Lev Mikhailovich Lopatin

Lopatin, Lev Mikhailovich

 

Born June 1, 1855, in Moscow; died there, Mar. 21, 1920. Russian idealist philosopher.

In 1879, Lopatin graduated from Moscow University, where he later became a professor. He edited the journal Voprosy filosofii i psikhologii (Problems in Philosophy and Psychology) and in 1899 became chairman of the Moscow Psychological Society. He was a friend of V. S. Solov’ev.

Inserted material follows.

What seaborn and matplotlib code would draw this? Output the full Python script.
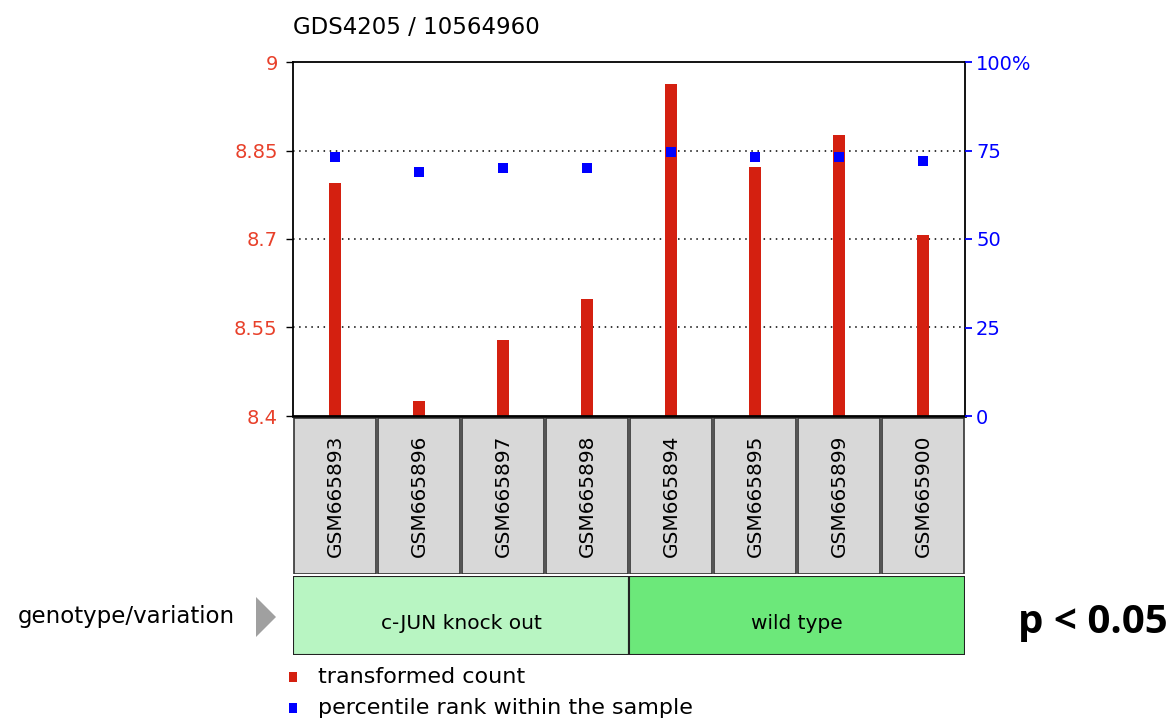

Lopatin interpreted G. Leibniz’ and R. H. Lotze’s teachings about monads in the spirit of personalism, which for Lopatin had an ethical coloring, insofar as he believed that the clearest expression of the creative nature of the spirit lay in moral consciousness and the possibility of “moral revolutions” in the individual. He was one of the chief representatives of Russian idealist psychology and defended the concept of freedom of will.

WORKS

Istoriia drevnei filosofii. [Moscow, 1901.]
Psikhologiia. Moscow [1902].
Filosofskie kharakteristiki i rechi. Moscow, 1911.
Polozhitel’nye zadachi filosofii, 2nd ed., parts 1-2. Moscow, 1911.
Lektsii po istorii novoi filosofii, part one. Moscow, 1914.

REFERENCES

Ognev, A. I. L. M. Lopatin. Petrograd, 1922.
Istoriia filosofii v SSSR, vol. 4. Moscow, 1971.